LLMs Aren't Thinking

I haven’t had any other argument for my stance that LLMs aren’t thinking (at least like how humans do), other than that it is constructed to just guess the most likely output.

There was a person on Twitter complaining how one of the coding benchmarks for LLMs only test for Python:

swe-bench is 100% python based?? we’re evaluating model coding abilities based on one language? and it’s python?!

(from: https://x.com/adamdotdev/status/1907824331695988824)

Would be better if this benchmark did include a plethora of languages. However, as some of the replies say, the programming language used is incidental to the process of solving an issue with computers. So, the language at the end of the day shouldn’t matter so much.

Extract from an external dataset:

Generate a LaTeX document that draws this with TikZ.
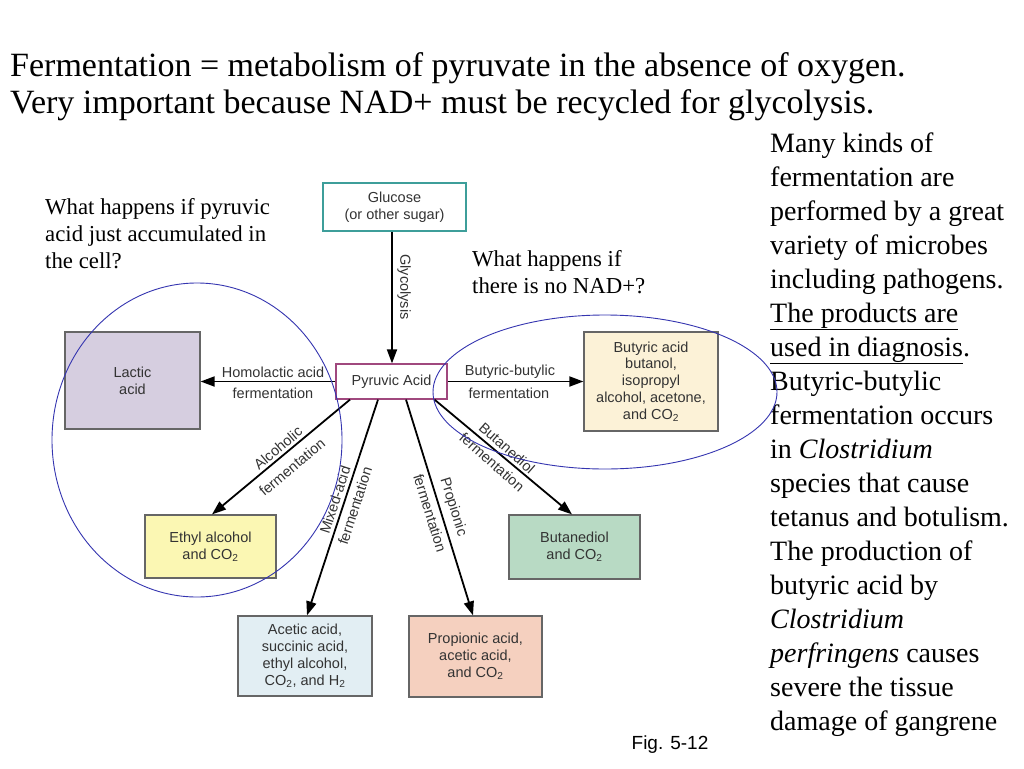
\documentclass[tikz,border=0pt]{standalone}
\usepackage{fontspec}
\setmainfont{Liberation Serif}
\newfontfamily\arialf{Liberation Sans}
\usetikzlibrary{arrows.meta}
\definecolor{diagtext}{HTML}{333333}
\definecolor{boxgray}{HTML}{666666}
\definecolor{lacticfill}{HTML}{D6CEE0}
\definecolor{butyfill}{HTML}{FCF2D7}
\definecolor{ethylfill}{HTML}{FBF7B3}
\definecolor{butdfill}{HTML}{B8DAC4}
\definecolor{aceticfill}{HTML}{E2EEF3}
\definecolor{propfill}{HTML}{F5D0BF}
\definecolor{glucdraw}{HTML}{3D9E9A}
\definecolor{pyrdraw}{HTML}{A0487E}
\definecolor{ellblue}{HTML}{3535B0}
\tikzset{
  box/.style={draw=boxgray, line width=1.2pt, inner sep=0pt, align=center,
    font=\arialf\fontsize{14.5}{16.8}\selectfont, text=diagtext},
  arr/.style={line width=1.8pt, draw=black, -{Triangle[length=14pt,width=10pt]}},
  lbl/.style={font=\arialf\fontsize{14.5}{16}\selectfont, text=diagtext, inner sep=0pt},
  ell/.style={draw=ellblue, line width=0.9pt},
  serif/.style={inner sep=0pt, align=left, text=black}
}
\begin{document}
\begin{tikzpicture}[x=1pt,y=-1pt]
\fill[white] (0,0) rectangle (1024,768);
\useasboundingbox (0,0) rectangle (1024,768);

% title
\node[serif, anchor=base west, font=\fontsize{34}{38}\selectfont] (t1) at (10,76) {Fermentation = metabolism of pyruvate in the absence of oxygen.};
\node[serif, anchor=base west, font=\fontsize{34}{38}\selectfont] (t2) at (10,113) {Very important because NAD+ must be recycled for glycolysis.};

% questions (anchor base = baseline of last line)
\node[serif, anchor=base west, font=\fontsize{22.8}{26.7}\selectfont] (q1) at (45,268) {What happens if pyruvic\\acid just accumulated in\\the cell?};
\node[serif, anchor=base west, font=\fontsize{22.8}{27}\selectfont] (q2) at (472,293) {What happens if\\there is no NAD+?};

% right text
\node[serif, anchor=base west, font=\fontsize{28}{34}\selectfont] (side) at (770,730) {Many kinds of\\fermentation are\\performed by a great\\variety of microbes\\including pathogens.\\\underline{The products are}\\\underline{used in diagnosis}.\\Butyric-butylic\\fermentation occurs\\in \textit{Clostridium}\\species that cause\\tetanus and botulism.\\The production of\\butyric acid by\\\textit{Clostridium}\\\textit{perfringens} causes\\severe the tissue\\damage of gangrene};

\node[inner sep=0pt, font=\arialf\fontsize{19}{22}\selectfont] (fig) at (670,745) {Fig. 5-12};

% boxes
\node[box, draw=glucdraw, fill=white, minimum width=143pt, minimum height=48pt] (gluc) at (394.5,207) {Glucose\\(or other sugar)};
\node[box, draw=pyrdraw, fill=white, minimum width=111pt, minimum height=35pt] (pyr) at (391.5,381.5) {Pyruvic Acid};
\node[box, fill=lacticfill, minimum width=135pt, minimum height=97pt] (lac) at (132.5,380.5) {Lactic\\acid};
\node[box, fill=butyfill, minimum width=134pt, minimum height=99pt] (buty) at (651,381.5) {Butyric acid\\butanol,\\isopropyl\\alcohol, acetone,\\and CO\textsubscript{2}};
\node[box, fill=ethylfill, minimum width=131pt, minimum height=63pt] (eth) at (210.5,546.5) {Ethyl alcohol\\and CO\textsubscript{2}};
\node[box, fill=butdfill, minimum width=131pt, minimum height=64pt] (butd) at (574.5,547) {Butanediol\\and CO\textsubscript{2}};
\node[box, fill=aceticfill, minimum width=134pt, minimum height=80pt] (acet) at (305,656) {Acetic acid,\\succinic acid,\\ethyl alcohol,\\CO\textsubscript{2}, and H\textsubscript{2}};
\node[box, fill=propfill, minimum width=133pt, minimum height=81pt] (prop) at (475.5,656.5) {Propionic acid,\\acetic acid,\\and CO\textsubscript{2}};

% arrows
\draw[arr] ([xshift=-2.5pt]gluc.south) -- ([xshift=0.5pt]pyr.north);
\draw[arr] (pyr.west) -- (pyr.west -| lac.east);
\draw[arr] (pyr.east) -- (buty.west);
\draw[arr] ([xshift=-41.5pt]pyr.south) -- ([xshift=1.5pt]eth.north);
\draw[arr] ([xshift=-13.5pt]pyr.south) -- ([xshift=2pt]acet.north);
\draw[arr] ([xshift=14.5pt]pyr.south) -- ([xshift=-2.5pt]prop.north);
\draw[arr] ([xshift=43pt]pyr.south) -- ([xshift=-2.5pt]butd.north);

% arrow labels
\node[lbl, rotate=-90] (lglyc) at (404,287) {Glycolysis};
\node[lbl] (lhom1) at (273,372) {Homolactic acid};
\node[lbl] (lhom2) at (273,393) {fermentation};
\node[lbl] (lbut1) at (510,372) {Butyric-butylic};
\node[lbl] (lbut2) at (509,393) {fermentation};
\node[lbl, rotate=40] (lalc1) at (278,448) {Alcoholic};
\node[lbl, rotate=40] (lalc2) at (292,467) {fermentation};
\node[lbl, rotate=72] (lmix1) at (335,500) {Mixed-acid};
\node[lbl, rotate=72] (lmix2) at (355,506) {fermentation};
\node[lbl, rotate=-72.6] (lpro1) at (453,507) {Propionic};
\node[lbl, rotate=-72.6] (lpro2) at (430,513) {fermentation};
\node[lbl, rotate=-41.3] (lbd1) at (507,448) {Butanediol};
\node[lbl, rotate=-41.3] (lbd2) at (492,462) {fermentation};

% ellipses
\draw[ell] (197,440) ellipse [x radius=145pt, y radius=157pt];
\draw[ell] (605,392) ellipse [x radius=172pt, y radius=77pt];
\end{tikzpicture}
\end{document}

It shouldn’t matter… right?

But what about languages that are less popular, and thus the base models have had less resources to train on?

I’ve heard Zig developers say that they feel LLMs do not perform as well writing Zig, compared to other more popular languages. Of course some of this has to do with Zig still a pre-v1.0.0 language. But then how come human programmers are able to write prolific Zig?

I think the difference is the ability to think. A human programmer with at least some proficiency in a similar language such as C/C++ can pick up Zig quite easily I hear. Humans are capable of translating that thinking over.

I’m not discrediting the power of LLMs. In the latter half of this post, I’ve been comparing their reasoning abilities to that of humans. Isn’t that already incredible? I didn’t think I’d be able to see something like this until much further in the future, and I’m still amazed by what it does for me in my day-to-day.

But I think it’s still a bit far from AGI, and not just a few years ahead, pending another breakthrough happens during that short period. I’m doubtful that’ll come from just throwing more data at it, and besides, they’re apparently running out of more quality data to train on anyways.

So I say LLMs aren’t thinking (at least not like humans (at least not yet)).